:: Source material ::
START
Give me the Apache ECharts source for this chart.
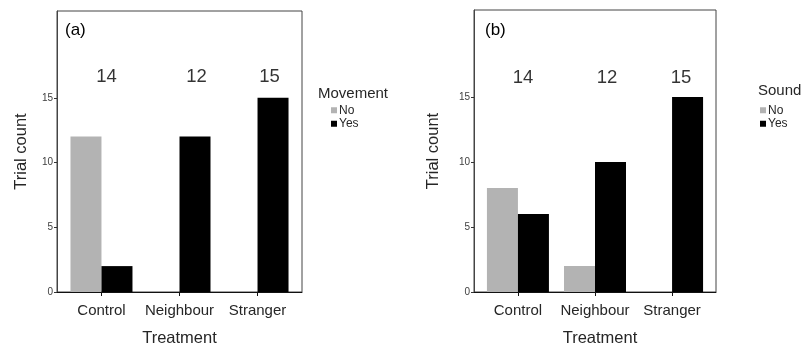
<!DOCTYPE html>
<html>
<head>
<meta charset="utf-8">
<script src="https://cdn.jsdelivr.net/npm/echarts@6/dist/echarts.min.js"></script>
<style>
html,body{margin:0;padding:0;background:#fff;}
#chart{width:806px;height:347px;}
</style>
</head>
<body>
<div id="chart"></div>
<script>
// ---- data ----
const categories = ['Control', 'Neighbour', 'Stranger'];
const seriesNames = ['No', 'Yes'];
const movementNo = [12, 0, 0];
const movementYes = [2, 12, 15];
const soundNo = [8, 2, 0];
const soundYes = [6, 10, 15];
const totalsA = [14, 12, 15];
const totalsB = [14, 12, 15];
const yTicks = [0, 5, 10, 15];
const panelLabels = ['(a)', '(b)'];
const legendTitles = ['Movement', 'Sound'];

// ---- styling / layout ----
const FONT = '"Liberation Sans", Arial, sans-serif';
const GREY = '#b3b3b3';
const BLACK = '#000000';
const TEXT = '#262626';
const catIdx = categories.map((c, i) => i + 1);

function xAxisFor(gridIndex, namePad) {
  return {
    type: 'value', gridIndex: gridIndex, min: 0.43, max: 3.57,
    name: 'Treatment', nameLocation: 'middle', nameGap: 38,
    nameTextStyle: { fontFamily: FONT, fontSize: 16.5, color: TEXT, padding: namePad },
    axisLine: { show: true, onZero: false, lineStyle: { color: '#111', width: 1 } },
    axisTick: { show: true, length: 4, customValues: catIdx, lineStyle: { color: '#111' } },
    axisLabel: { show: true, customValues: catIdx, margin: 11, fontFamily: FONT, fontSize: 15, color: TEXT,
      formatter: v => categories[Math.round(v) - 1] || '' },
    splitLine: { show: false }
  };
}
function yAxisFor(gridIndex, gap) {
  return {
    type: 'value', gridIndex: gridIndex, min: 0, max: 21.7,
    name: 'Trial count', nameLocation: 'middle', nameGap: gap, nameRotate: 90,
    nameTextStyle: { fontFamily: FONT, fontSize: 16.5, color: TEXT },
    axisLine: { show: true, lineStyle: { color: '#444', width: 1 } },
    axisTick: { show: true, length: 3, customValues: yTicks, lineStyle: { color: '#333' } },
    axisLabel: { show: true, customValues: yTicks, margin: 4, fontFamily: FONT, fontSize: 10, color: '#404040' },
    splitLine: { show: false }
  };
}
function barSeries(name, vals, axisIdx, color) {
  return {
    type: 'bar', name: name, xAxisIndex: axisIdx, yAxisIndex: axisIdx,
    data: vals.map((v, i) => [catIdx[i], v]),
    barWidth: 31, barGap: '0%',
    itemStyle: { color: color },
    emphasis: { disabled: true }
  };
}
function totalSeries(totals, axisIdx, shifts, yPos) {
  return {
    type: 'scatter', xAxisIndex: axisIdx, yAxisIndex: axisIdx,
    symbolSize: 1, itemStyle: { color: 'rgba(0,0,0,0)' },
    data: totals.map((t, i) => ({ value: [catIdx[i], yPos, t], label: { offset: [shifts[i], 0] } })),
    label: { show: true, position: 'inside', formatter: p => String(p.value[2]),
      fontFamily: FONT, fontSize: 18.5, color: '#000' },
    emphasis: { disabled: true }, silent: true
  };
}
function legendFor(left, top) {
  return {
    data: seriesNames, orient: 'vertical', left: left, top: top, padding: 0,
    icon: 'rect', itemWidth: 6, itemHeight: 6, itemGap: 1,
    selectedMode: false,
    textStyle: { fontFamily: FONT, fontSize: 12, color: TEXT, padding: [0, 0, 0, -3], lineHeight: 12.5 }
  };
}

const option = {
  animation: false,
  title: [
    { text: panelLabels[0], left: 65, top: 22, padding: 0, textStyle: { fontFamily: FONT, fontSize: 17, fontWeight: 'normal', color: '#000' } },
    { text: panelLabels[1], left: 485, top: 22, padding: 0, textStyle: { fontFamily: FONT, fontSize: 17, fontWeight: 'normal', color: '#000' } },
    { text: legendTitles[0], left: 318, top: 86, padding: 0, textStyle: { fontFamily: FONT, fontSize: 15, fontWeight: 'normal', color: TEXT } },
    { text: legendTitles[1], left: 758, top: 83, padding: 0, textStyle: { fontFamily: FONT, fontSize: 15, fontWeight: 'normal', color: TEXT } }
  ],
  legend: [legendFor(331, 104), legendFor(760, 104)],
  grid: [
    { left: 57, top: 11, width: 245, height: 281, show: true, borderColor: '#444', borderWidth: 1, backgroundColor: '#fff', outerBoundsMode: 'none', containLabel: false },
    { left: 474, top: 10, width: 242, height: 282, show: true, borderColor: '#444', borderWidth: 1, backgroundColor: '#fff', outerBoundsMode: 'none', containLabel: false }
  ],
  xAxis: [xAxisFor(0, [0, 0, 0, 0]), xAxisFor(1, [0, 0, 0, 10])],
  yAxis: [yAxisFor(0, 27), yAxisFor(1, 32)],
  series: [
    barSeries(seriesNames[0], movementNo, 0, GREY),
    barSeries(seriesNames[1], movementYes, 0, BLACK),
    barSeries(seriesNames[0], soundNo, 1, GREY),
    barSeries(seriesNames[1], soundYes, 1, BLACK),
    totalSeries(totalsA, 0, [5, 17, 12], 16.6),
    totalSeries(totalsB, 1, [5, 12, 9], 16.5)
  ]
};
const chart = echarts.init(document.getElementById('chart'), null, { renderer: 'canvas' });
chart.setOption(option);
</script>
</body>
</html>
END
:: Problem details ::
Word for word, quote the lines above. Omit the pictures.

:: Solution for this task ::
Give me the Apache ECharts source for this chart.
<!DOCTYPE html>
<html>
<head>
<meta charset="utf-8">
<script src="https://cdn.jsdelivr.net/npm/echarts@6/dist/echarts.min.js"></script>
<style>
html,body{margin:0;padding:0;background:#fff;}
#chart{width:806px;height:347px;}
</style>
</head>
<body>
<div id="chart"></div>
<script>
// ---- data ----
const categories = ['Control', 'Neighbour', 'Stranger'];
const seriesNames = ['No', 'Yes'];
const movementNo = [12, 0, 0];
const movementYes = [2, 12, 15];
const soundNo = [8, 2, 0];
const soundYes = [6, 10, 15];
const totalsA = [14, 12, 15];
const totalsB = [14, 12, 15];
const yTicks = [0, 5, 10, 15];
const panelLabels = ['(a)', '(b)'];
const legendTitles = ['Movement', 'Sound'];

// ---- styling / layout ----
const FONT = '"Liberation Sans", Arial, sans-serif';
const GREY = '#b3b3b3';
const BLACK = '#000000';
const TEXT = '#262626';
const catIdx = categories.map((c, i) => i + 1);

function xAxisFor(gridIndex, namePad) {
  return {
    type: 'value', gridIndex: gridIndex, min: 0.43, max: 3.57,
    name: 'Treatment', nameLocation: 'middle', nameGap: 38,
    nameTextStyle: { fontFamily: FONT, fontSize: 16.5, color: TEXT, padding: namePad },
    axisLine: { show: true, onZero: false, lineStyle: { color: '#111', width: 1 } },
    axisTick: { show: true, length: 4, customValues: catIdx, lineStyle: { color: '#111' } },
    axisLabel: { show: true, customValues: catIdx, margin: 11, fontFamily: FONT, fontSize: 15, color: TEXT,
      formatter: v => categories[Math.round(v) - 1] || '' },
    splitLine: { show: false }
  };
}
function yAxisFor(gridIndex, gap) {
  return {
    type: 'value', gridIndex: gridIndex, min: 0, max: 21.7,
    name: 'Trial count', nameLocation: 'middle', nameGap: gap, nameRotate: 90,
    nameTextStyle: { fontFamily: FONT, fontSize: 16.5, color: TEXT },
    axisLine: { show: true, lineStyle: { color: '#444', width: 1 } },
    axisTick: { show: true, length: 3, customValues: yTicks, lineStyle: { color: '#333' } },
    axisLabel: { show: true, customValues: yTicks, margin: 4, fontFamily: FONT, fontSize: 10, color: '#404040' },
    splitLine: { show: false }
  };
}
function barSeries(name, vals, axisIdx, color) {
  return {
    type: 'bar', name: name, xAxisIndex: axisIdx, yAxisIndex: axisIdx,
    data: vals.map((v, i) => [catIdx[i], v]),
    barWidth: 31, barGap: '0%',
    itemStyle: { color: color },
    emphasis: { disabled: true }
  };
}
function totalSeries(totals, axisIdx, shifts, yPos) {
  return {
    type: 'scatter', xAxisIndex: axisIdx, yAxisIndex: axisIdx,
    symbolSize: 1, itemStyle: { color: 'rgba(0,0,0,0)' },
    data: totals.map((t, i) => ({ value: [catIdx[i], yPos, t], label: { offset: [shifts[i], 0] } })),
    label: { show: true, position: 'inside', formatter: p => String(p.value[2]),
      fontFamily: FONT, fontSize: 18.5, color: '#000' },
    emphasis: { disabled: true }, silent: true
  };
}
function legendFor(left, top) {
  return {
    data: seriesNames, orient: 'vertical', left: left, top: top, padding: 0,
    icon: 'rect', itemWidth: 6, itemHeight: 6, itemGap: 1,
    selectedMode: false,
    textStyle: { fontFamily: FONT, fontSize: 12, color: TEXT, padding: [0, 0, 0, -3], lineHeight: 12.5 }
  };
}

const option = {
  animation: false,
  title: [
    { text: panelLabels[0], left: 65, top: 22, padding: 0, textStyle: { fontFamily: FONT, fontSize: 17, fontWeight: 'normal', color: '#000' } },
    { text: panelLabels[1], left: 485, top: 22, padding: 0, textStyle: { fontFamily: FONT, fontSize: 17, fontWeight: 'normal', color: '#000' } },
    { text: legendTitles[0], left: 318, top: 86, padding: 0, textStyle: { fontFamily: FONT, fontSize: 15, fontWeight: 'normal', color: TEXT } },
    { text: legendTitles[1], left: 758, top: 83, padding: 0, textStyle: { fontFamily: FONT, fontSize: 15, fontWeight: 'normal', color: TEXT } }
  ],
  legend: [legendFor(331, 104), legendFor(760, 104)],
  grid: [
    { left: 57, top: 11, width: 245, height: 281, show: true, borderColor: '#444', borderWidth: 1, backgroundColor: '#fff', outerBoundsMode: 'none', containLabel: false },
    { left: 474, top: 10, width: 242, height: 282, show: true, borderColor: '#444', borderWidth: 1, backgroundColor: '#fff', outerBoundsMode: 'none', containLabel: false }
  ],
  xAxis: [xAxisFor(0, [0, 0, 0, 0]), xAxisFor(1, [0, 0, 0, 10])],
  yAxis: [yAxisFor(0, 27), yAxisFor(1, 32)],
  series: [
    barSeries(seriesNames[0], movementNo, 0, GREY),
    barSeries(seriesNames[1], movementYes, 0, BLACK),
    barSeries(seriesNames[0], soundNo, 1, GREY),
    barSeries(seriesNames[1], soundYes, 1, BLACK),
    totalSeries(totalsA, 0, [5, 17, 12], 16.6),
    totalSeries(totalsB, 1, [5, 12, 9], 16.5)
  ]
};
const chart = echarts.init(document.getElementById('chart'), null, { renderer: 'canvas' });
chart.setOption(option);
</script>
</body>
</html>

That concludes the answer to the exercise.